WENDY: Good. Thanks for inviting me here.

FRANSESC: Thank you for taking the time to talk a little bit about Kaggle and all the cool things you can do with it. Before we start talking about Kaggle, tell us a little bit about who you are and what you do at Google.

WENDY: Sounds good. I'm a data scientist at Kaggle. I work with companies or organizations or research groups on the machine learning problems that they want to solve. I give them advice of what they should do to their data and how to form that into a suitable competition design, present them to our Kaggle community and for people to solve the problem.

FRANSESC: Cool. So you mentioned competition design, which bridges really well to what Kaggle does. Tell us a little bit-- what is Kaggle, and why do people like it so much?

WENDY: Yeah, Kaggle is a community of data scientists. We're a platform, and we're a community. And we have all sorts of things that surround the community. We're best known for our competitions, and most people know us from the competitions. We also have a very strong product that's Kaggle Kernels that people love to use. We also have a data set platform that people share open data set on Kaggle. We're really, really close to a million users now.

MARK: Cool. So you mentioned, sort of, three things there-- data sets, Kernels, and competitions. Why don't we kind of break those down?

FRANSESC: Actually, competitions-- I think that the first time I heard about Kaggle was when we did that announcement about the YouTube contest.

MARK: Oh, yeah.

FRANSESC: That was on Kaggle, right?

WENDY: Yeah, that's my project.

FRANSESC: Oh, nice. That is awesome. Yeah, we used it as a cool thing of the week. I don't know if anyone from the podcast participated, but it sounded like a really good opportunity to try cool things with data sets.

WENDY: Definitely.

FRANSESC: So, yeah, let's talk a little bit about competition, for instance. What is a competition? How does that work?

WENDY: We run all sorts of competitions. We're a very small team, so the benefit of that is I get to touch all sorts of projects.

FRANSESC: How small is small?

WENDY: When we were acquired, I think we were 15 people.

FRANSESC: Oh, wow. OK, that's small, yeah.

MARK: OK, yeah, yeah.

WENDY: Yeah, we have two data scientists doing competition design. So there's not really like what kind of competitions I run. We run everything.

FRANSESC: Yeah, you do all of the things.

WENDY: Yep.

FRANSESC: Cool.

MARK: So yeah, what's an example of a competition? I know we've mentioned the YouTube one, but--

WENDY: So I just launched one this week. It's a million dollar prize Zillow competition. It's going to be predicting house prices. That's very exciting. Everybody has a lot of ideas about how to improve their house prediction.
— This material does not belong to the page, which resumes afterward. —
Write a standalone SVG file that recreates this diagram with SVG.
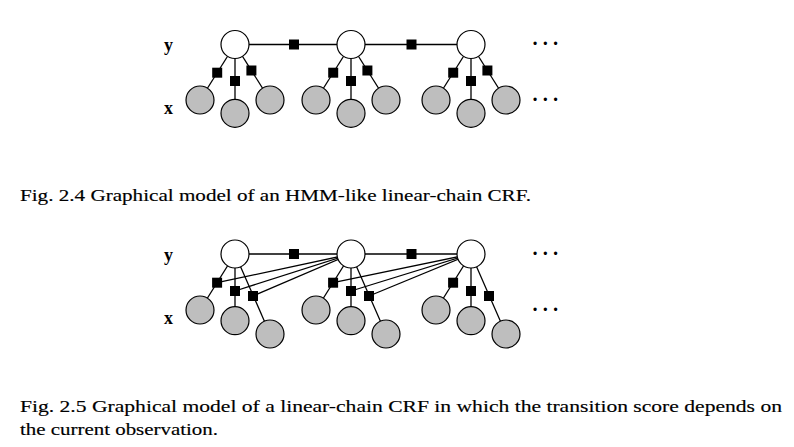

And Zestimate has been a big thing that people talk about and use a lot. And we want to have a competition for people to basically just see how hard the problem is. And maybe it's easy and somebody can solve it better than Zestimate, and that would be great.

FRANSESC: I was laughing about it because I'm going through the Coursera course on machine learning, and actually the first example ever is how to predict house prices.

WENDY: Exactly.

FRANSESC: And that is very interesting that that still goes on even when you become a professional and you're doing competitions-- still the same problem.

MARK: Still the same problem.

WENDY: It is very exciting because it is kind of the machine learning 101 or stats 101 problem that people want to solve. We actually had to jump through a lot of hoops in terms of getting the data and having the license to release the data. So it's not that easy to get it running, but it's very exciting. And we feel like our community will love it a lot.

FRANSESC: Nice.

MARK: Cool. So from a developer perspective, I want to go do this competition. What's my process for doing that, and then what's my end result? How do you determine whether I win or I lose?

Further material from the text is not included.